## begin SUPPLIED RECORDS

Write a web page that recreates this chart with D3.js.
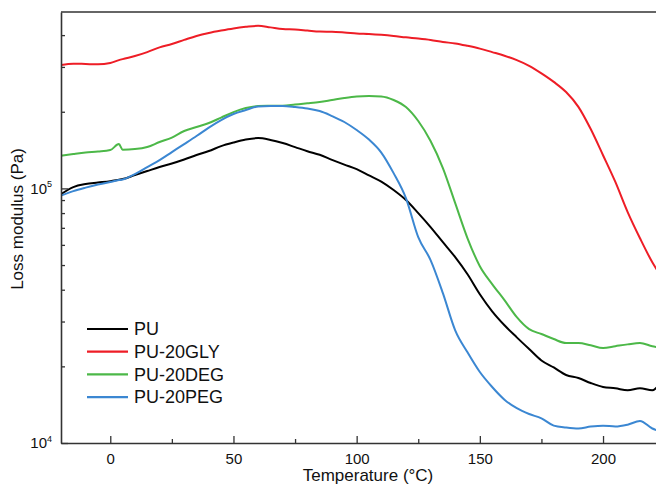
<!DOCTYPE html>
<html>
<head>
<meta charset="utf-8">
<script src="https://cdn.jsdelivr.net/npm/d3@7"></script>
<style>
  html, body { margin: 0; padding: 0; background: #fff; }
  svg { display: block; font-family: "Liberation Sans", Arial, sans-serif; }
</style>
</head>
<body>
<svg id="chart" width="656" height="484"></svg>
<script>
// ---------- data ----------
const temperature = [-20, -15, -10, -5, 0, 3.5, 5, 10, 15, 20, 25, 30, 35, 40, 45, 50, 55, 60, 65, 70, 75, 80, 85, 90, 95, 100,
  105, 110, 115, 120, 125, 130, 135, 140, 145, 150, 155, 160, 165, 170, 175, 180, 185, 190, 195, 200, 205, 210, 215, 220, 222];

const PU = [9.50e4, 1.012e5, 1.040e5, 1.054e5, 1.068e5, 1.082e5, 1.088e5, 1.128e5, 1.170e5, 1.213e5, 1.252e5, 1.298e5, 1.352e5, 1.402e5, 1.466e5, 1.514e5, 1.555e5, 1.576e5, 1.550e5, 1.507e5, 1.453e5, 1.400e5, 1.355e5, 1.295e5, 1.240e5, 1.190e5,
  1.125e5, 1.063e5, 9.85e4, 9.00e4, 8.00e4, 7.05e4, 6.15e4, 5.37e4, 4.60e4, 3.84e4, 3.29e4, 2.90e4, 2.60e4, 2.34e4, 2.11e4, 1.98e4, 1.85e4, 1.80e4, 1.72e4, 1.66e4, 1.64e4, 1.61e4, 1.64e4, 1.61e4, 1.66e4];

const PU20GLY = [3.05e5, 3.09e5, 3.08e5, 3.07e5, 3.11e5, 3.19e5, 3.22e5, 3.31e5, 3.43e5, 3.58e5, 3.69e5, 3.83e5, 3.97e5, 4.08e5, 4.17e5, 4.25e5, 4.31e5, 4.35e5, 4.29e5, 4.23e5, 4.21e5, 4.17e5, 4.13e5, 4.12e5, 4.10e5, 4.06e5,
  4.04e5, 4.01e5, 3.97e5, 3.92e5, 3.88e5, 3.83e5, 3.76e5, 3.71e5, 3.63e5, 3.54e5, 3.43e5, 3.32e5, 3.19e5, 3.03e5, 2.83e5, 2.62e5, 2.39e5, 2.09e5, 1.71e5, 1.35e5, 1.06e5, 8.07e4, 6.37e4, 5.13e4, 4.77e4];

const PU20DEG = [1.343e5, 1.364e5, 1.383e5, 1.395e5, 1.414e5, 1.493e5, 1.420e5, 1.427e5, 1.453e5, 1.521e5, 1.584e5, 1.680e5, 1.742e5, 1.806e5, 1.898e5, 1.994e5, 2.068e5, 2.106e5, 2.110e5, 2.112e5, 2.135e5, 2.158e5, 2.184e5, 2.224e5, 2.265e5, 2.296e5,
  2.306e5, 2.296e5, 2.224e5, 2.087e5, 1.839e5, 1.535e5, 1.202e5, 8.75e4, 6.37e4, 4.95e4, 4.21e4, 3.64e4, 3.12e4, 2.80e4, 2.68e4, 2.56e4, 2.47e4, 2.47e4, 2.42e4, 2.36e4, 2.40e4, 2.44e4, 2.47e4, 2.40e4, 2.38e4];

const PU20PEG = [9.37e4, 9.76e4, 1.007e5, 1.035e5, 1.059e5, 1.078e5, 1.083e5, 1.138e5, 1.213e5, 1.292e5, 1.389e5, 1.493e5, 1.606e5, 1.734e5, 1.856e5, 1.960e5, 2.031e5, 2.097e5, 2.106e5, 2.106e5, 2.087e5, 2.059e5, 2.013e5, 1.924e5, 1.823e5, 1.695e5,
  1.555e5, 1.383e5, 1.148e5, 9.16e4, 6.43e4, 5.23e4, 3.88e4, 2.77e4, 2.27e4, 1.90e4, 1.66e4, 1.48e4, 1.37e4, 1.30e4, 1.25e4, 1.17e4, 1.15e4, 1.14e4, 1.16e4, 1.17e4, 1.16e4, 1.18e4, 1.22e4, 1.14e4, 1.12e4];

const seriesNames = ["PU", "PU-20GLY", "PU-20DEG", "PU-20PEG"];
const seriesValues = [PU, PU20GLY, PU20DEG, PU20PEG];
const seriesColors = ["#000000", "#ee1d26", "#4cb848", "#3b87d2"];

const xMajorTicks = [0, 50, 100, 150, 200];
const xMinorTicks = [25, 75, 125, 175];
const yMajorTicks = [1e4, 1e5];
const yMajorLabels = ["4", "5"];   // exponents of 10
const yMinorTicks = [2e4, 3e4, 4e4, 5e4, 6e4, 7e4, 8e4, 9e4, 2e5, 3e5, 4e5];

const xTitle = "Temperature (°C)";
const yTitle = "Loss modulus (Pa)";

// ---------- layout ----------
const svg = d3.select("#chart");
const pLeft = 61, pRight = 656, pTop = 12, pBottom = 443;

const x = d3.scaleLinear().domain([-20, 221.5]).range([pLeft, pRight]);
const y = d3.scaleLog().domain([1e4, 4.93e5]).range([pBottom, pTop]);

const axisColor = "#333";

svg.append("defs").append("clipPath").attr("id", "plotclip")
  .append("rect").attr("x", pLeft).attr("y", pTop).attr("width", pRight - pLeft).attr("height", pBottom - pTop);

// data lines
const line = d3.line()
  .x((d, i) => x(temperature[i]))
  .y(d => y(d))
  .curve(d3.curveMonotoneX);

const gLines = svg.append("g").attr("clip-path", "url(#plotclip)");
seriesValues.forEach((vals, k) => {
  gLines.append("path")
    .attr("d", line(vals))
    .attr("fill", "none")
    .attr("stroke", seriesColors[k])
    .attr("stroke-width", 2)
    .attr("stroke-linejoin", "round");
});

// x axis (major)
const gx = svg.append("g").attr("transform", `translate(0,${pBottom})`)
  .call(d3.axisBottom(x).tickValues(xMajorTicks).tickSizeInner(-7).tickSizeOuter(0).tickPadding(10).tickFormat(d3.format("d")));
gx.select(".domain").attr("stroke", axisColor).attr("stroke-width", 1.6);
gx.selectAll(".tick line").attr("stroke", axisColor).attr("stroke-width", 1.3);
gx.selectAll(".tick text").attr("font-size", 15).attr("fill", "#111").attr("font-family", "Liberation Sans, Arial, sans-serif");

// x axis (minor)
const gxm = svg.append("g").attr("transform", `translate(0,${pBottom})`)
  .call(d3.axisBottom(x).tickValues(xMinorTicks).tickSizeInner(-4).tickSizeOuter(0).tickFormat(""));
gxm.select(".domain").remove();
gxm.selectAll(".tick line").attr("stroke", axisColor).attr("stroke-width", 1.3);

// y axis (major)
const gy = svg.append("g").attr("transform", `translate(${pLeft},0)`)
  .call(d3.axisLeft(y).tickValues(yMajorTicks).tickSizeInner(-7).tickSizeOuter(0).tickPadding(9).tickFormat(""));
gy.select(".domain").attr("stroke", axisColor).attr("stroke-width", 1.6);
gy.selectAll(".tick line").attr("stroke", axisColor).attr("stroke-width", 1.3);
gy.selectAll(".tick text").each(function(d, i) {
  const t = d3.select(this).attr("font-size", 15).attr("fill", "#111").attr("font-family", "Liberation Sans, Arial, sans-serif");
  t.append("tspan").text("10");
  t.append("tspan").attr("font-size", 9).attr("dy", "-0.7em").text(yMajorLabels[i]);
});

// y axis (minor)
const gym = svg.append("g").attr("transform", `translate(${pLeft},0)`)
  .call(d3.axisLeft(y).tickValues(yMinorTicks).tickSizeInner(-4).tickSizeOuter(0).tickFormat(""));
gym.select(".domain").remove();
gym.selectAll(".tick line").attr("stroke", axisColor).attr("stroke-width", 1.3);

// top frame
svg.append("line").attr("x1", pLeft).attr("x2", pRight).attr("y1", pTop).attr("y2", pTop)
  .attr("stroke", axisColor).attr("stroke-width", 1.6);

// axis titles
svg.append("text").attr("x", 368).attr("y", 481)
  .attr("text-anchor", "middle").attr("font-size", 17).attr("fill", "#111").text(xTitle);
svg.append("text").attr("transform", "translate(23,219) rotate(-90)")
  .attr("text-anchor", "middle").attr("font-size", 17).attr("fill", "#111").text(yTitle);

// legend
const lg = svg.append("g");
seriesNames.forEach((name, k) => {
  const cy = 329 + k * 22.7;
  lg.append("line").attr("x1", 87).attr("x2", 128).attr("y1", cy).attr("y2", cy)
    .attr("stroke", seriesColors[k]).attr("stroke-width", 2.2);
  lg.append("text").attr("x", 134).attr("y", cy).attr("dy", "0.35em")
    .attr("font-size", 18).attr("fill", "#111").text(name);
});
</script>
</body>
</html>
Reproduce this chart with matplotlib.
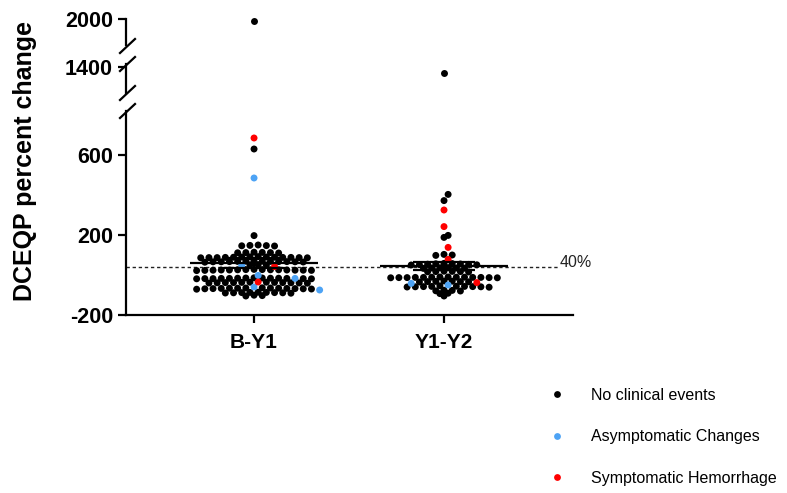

## end SUPPLIED RECORDS

Transcribe, from the records above, the first line and every line after it up to and including the line with "6.37e4, 5.13e4, 4.77e4];"; omit pictures.

• THE RESPONSE:
Write a web page that recreates this chart with D3.js.
<!DOCTYPE html>
<html>
<head>
<meta charset="utf-8">
<script src="https://cdn.jsdelivr.net/npm/d3@7"></script>
<style>
  html, body { margin: 0; padding: 0; background: #fff; }
  svg { display: block; font-family: "Liberation Sans", Arial, sans-serif; }
</style>
</head>
<body>
<svg id="chart" width="656" height="484"></svg>
<script>
// ---------- data ----------
const temperature = [-20, -15, -10, -5, 0, 3.5, 5, 10, 15, 20, 25, 30, 35, 40, 45, 50, 55, 60, 65, 70, 75, 80, 85, 90, 95, 100,
  105, 110, 115, 120, 125, 130, 135, 140, 145, 150, 155, 160, 165, 170, 175, 180, 185, 190, 195, 200, 205, 210, 215, 220, 222];

const PU = [9.50e4, 1.012e5, 1.040e5, 1.054e5, 1.068e5, 1.082e5, 1.088e5, 1.128e5, 1.170e5, 1.213e5, 1.252e5, 1.298e5, 1.352e5, 1.402e5, 1.466e5, 1.514e5, 1.555e5, 1.576e5, 1.550e5, 1.507e5, 1.453e5, 1.400e5, 1.355e5, 1.295e5, 1.240e5, 1.190e5,
  1.125e5, 1.063e5, 9.85e4, 9.00e4, 8.00e4, 7.05e4, 6.15e4, 5.37e4, 4.60e4, 3.84e4, 3.29e4, 2.90e4, 2.60e4, 2.34e4, 2.11e4, 1.98e4, 1.85e4, 1.80e4, 1.72e4, 1.66e4, 1.64e4, 1.61e4, 1.64e4, 1.61e4, 1.66e4];

const PU20GLY = [3.05e5, 3.09e5, 3.08e5, 3.07e5, 3.11e5, 3.19e5, 3.22e5, 3.31e5, 3.43e5, 3.58e5, 3.69e5, 3.83e5, 3.97e5, 4.08e5, 4.17e5, 4.25e5, 4.31e5, 4.35e5, 4.29e5, 4.23e5, 4.21e5, 4.17e5, 4.13e5, 4.12e5, 4.10e5, 4.06e5,
  4.04e5, 4.01e5, 3.97e5, 3.92e5, 3.88e5, 3.83e5, 3.76e5, 3.71e5, 3.63e5, 3.54e5, 3.43e5, 3.32e5, 3.19e5, 3.03e5, 2.83e5, 2.62e5, 2.39e5, 2.09e5, 1.71e5, 1.35e5, 1.06e5, 8.07e4, 6.37e4, 5.13e4, 4.77e4];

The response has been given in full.